Chinese gamblers are arriving, however, if only because gambling is illegal in their own country, except in Macau on the southern coast near Hong Kong,
and because the forest northeast of Vladivostok offers the only accessible casino for the more than 100 million Chinese who live in provinces just across the border from Russia.
Financed largely by a Hong Kong company, Summit Ascent, it is also the single biggest Chinese investment in a region
that President Vladimir V. Putin has tried to turn into a showcase of Russia’s “pivot to the East.”
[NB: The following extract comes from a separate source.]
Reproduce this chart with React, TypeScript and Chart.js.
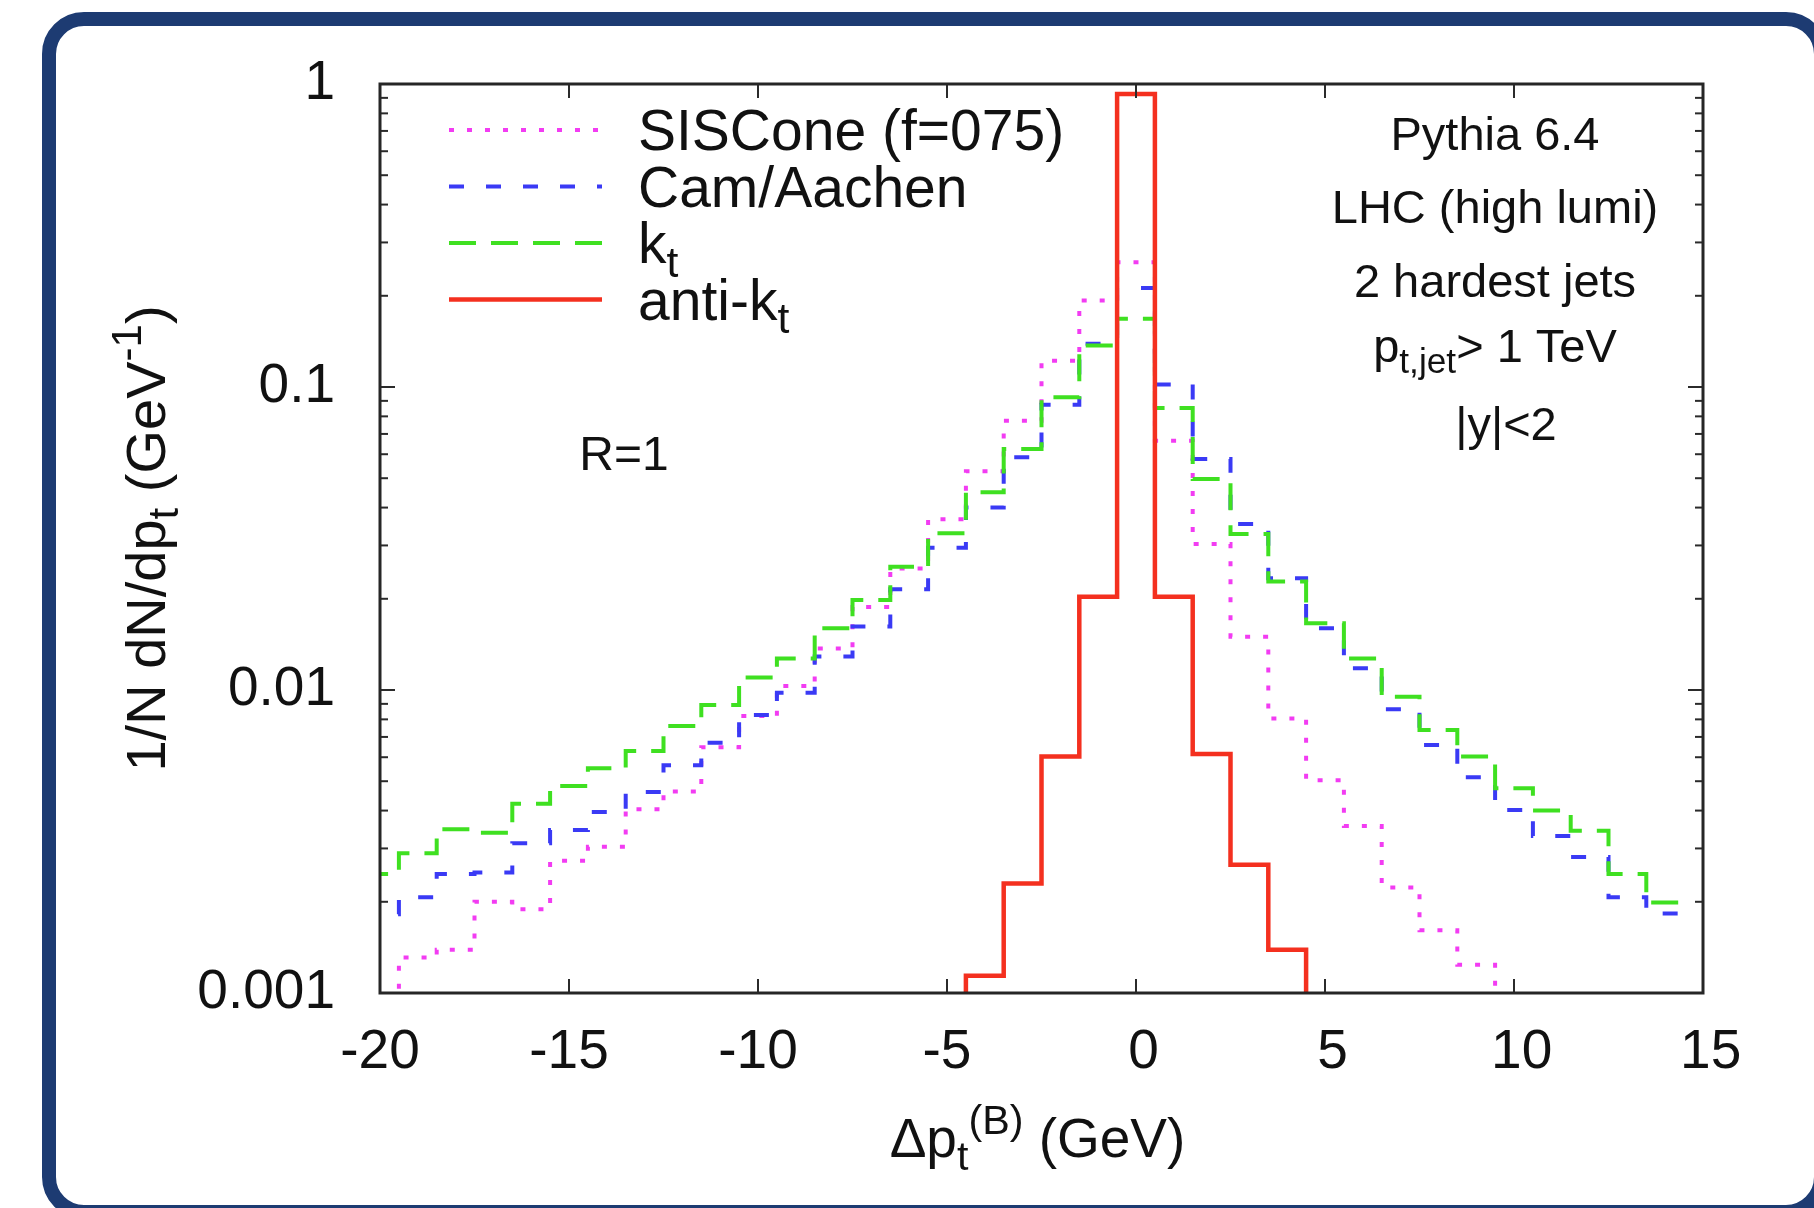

Ever since Nikita S. Khrushchev stopped off in the Russian Far East after a trip to California in 1959 and decreed
that Vladivostok had become “a second San Francisco,” the port city’s formidable assets — great natural beauty, location in Asia and a highly educated population — have stirred bold dreams.
Gambling has a long and often troubled history in Russia, where attitudes have been shaped by the Orthodox Church, which opposes casinos as the devil’s work,
and by the writings of Fyodor Dostoyevsky, a gambling addict who explored the allure and perils of addiction in his novel “The Gambler.”
A champion of traditional Christian values, Mr. Putin banned casinos and slot machines in 2009, complaining
that too many Russians “lose their last penny and pensions through gambling.”
Having Chinese and other foreigners lose their money, however, is apparently not a problem.